Toplumsal gelişim, mülkiyet kavramının doğuşu ile beraber sürekli bir ilerleme kaydetmiş, bu ilerleme ise daha çok ekonomik büyüme ile ilişkilendirilmiştir. Ancak günümüz dünyasında, toplumsal gelişimin milli gelir ve ekonomik faktörlerle sınırlı olmadığına dair güçlü bir vurgu yapılmaktadır. Özellikle Ortadoğu’daki petrol zengini ülkeler örnek olarak gösterilmektedir. Eğer bir ülkede yasalar ve kurallar keyfi olarak uygulanmıyor, sanat ve düşünceye saygı gösterilmiyorsa, o toplumun gelişmiş sayılması mümkün değildir.
Demokrasinin var olduğu ülkelerde ise yasaların kesinlikle uygulanması, insan, hayvan ve çevre haklarının hukukun üstünlüğü çerçevesinde güvence altına alınması gerekmektedir. Dolayısıyla toplumsal gelişme sadece ekonomik büyüme ile tanımlanamaz. Bu noktada, Anayasa Hukukçusu Prof. Dr. Meltem Dikmen’in Bilim Üniversitesi’nde yaptığı bir açıklama dikkate değer bir örnek teşkil ediyor. Prof. Dikmen, hukuk fakültesine tam burslu olarak giren 55 öğrenciden 50’sinin Cumhuriyet dönemi başkenti ve ilk anayasayı bilmediğini belirtti.
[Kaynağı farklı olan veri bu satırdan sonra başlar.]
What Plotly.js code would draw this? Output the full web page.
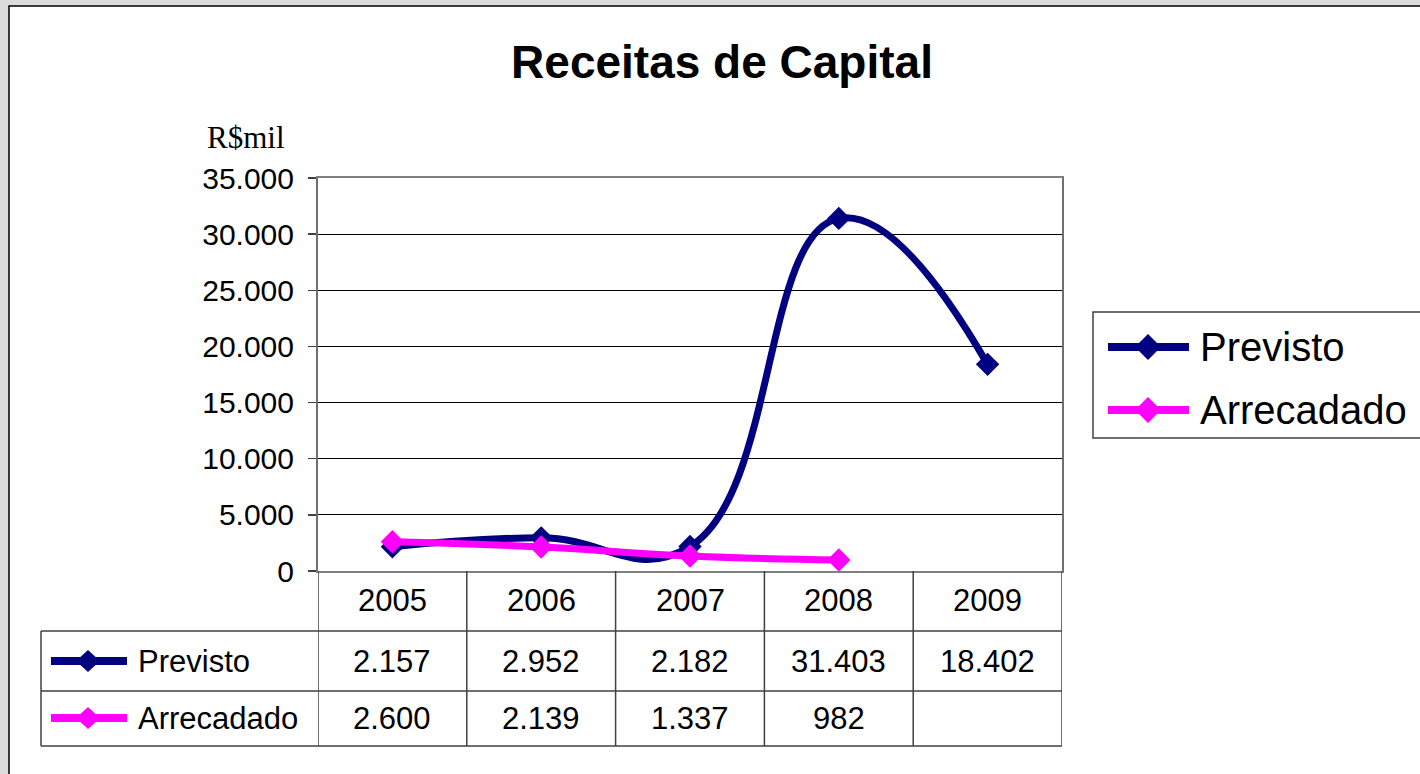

Bu durum, toplumsal bilgi ve eğitim seviyesinin sekteye uğradığını gösteriyor.
Türkiye’nin son çeyrek asırda tersine bir gelişim süreci içerisinde olduğu gözlemlenmektedir. Bu gerileme, ekonomiden eğitime, sanattan siyasete kadar her alanda kendini göstermektedir. Türkiye Cumhuriyeti’nin 100 yılı aşkın bir geçmişinde, dünyada ilk 100’e giren bir üniversitesi dahi yoktur. İlk 500 arasına girmeyi başaran üniversite sayısı ise ikiyi bulmamaktadır.
Bu durumun, ülkeyi yöneten anlayışla doğrudan ilişkili olduğu söylenebilir. Zira iktidar, sorgulamayı ve şeffaflığı reddetmekte, bu da toplumsal gelişimin önünde bir engel oluşturmuştur. Antik çağ filozoflarından Sokrates, sorgulamanın insan olmanın temeli olduğuna işaret ederek, insanların ruhlarındaki ahlaki özlerin ortaya çıkarılmasının ve hakikatin bulunmasının ancak sorgulamalarla mümkün olduğunu vurgulamıştır. Fakat günümüzde sorgulama, adeta bir “suç” haline getirilmiştir.
İktidara yönelik eleştiriler ceza gerektiren bir durum olarak görülmekte ve eleştiride bulunan kişiler hakkında hemen soruşturmalar başlatılmaktadır. Bu durum, toplumsal olarak bir sıkışmışlık hissi yaratmakta ve bireylerin özgürce düşünmelerinin önüne geçmektedir.
Alman yazar Stefan Zweig’in “Amok Koşucusu” adlı eseri, iktidarın tutkulu bir biçimde kendini koruma çabasını ve toplumsal ilişkilerdeki saplantılı ruh halini anlatmaktadır. Romanda, Endonezya’ya sürülen bir doktorun hikayesi üzerinden bireysel takıntılar ve iktidar bağımlılığı ele alınmaktadır. Doktor, kürtaj olmak isteyen bir kadından aldığı teklifi reddettikten sonra, karşılaştığı ilk beyaz kadına aşık olur. Bu saplantı dolu ruh hali, onun karar alma yetisini etkiler. Benzer şekilde, demokrasinin nimetlerinden faydalanarak iktidara gelenlerin, iktidarı bırakmamak adına akıl dışı yolları tercih etmesi, toplumda daha geniş çaplı bir saplantılı ruh hali yaratmaktadır.
Özetle, sorunların çözümü aklın ve mantığın kullanılmasıyla mümkündür. Toplum olarak, aklımızı kullanmaya yönlendirilmezsek, daha uzun bir süre Stockholm Sendromu yaşamak zorunda kalabiliriz. Bu, bireylerin özgür iradeleriyle hareket etmesini engelleyecek bir psikolojik bağımlılık halidir ve demokrasiye inancı zayıflatabilir.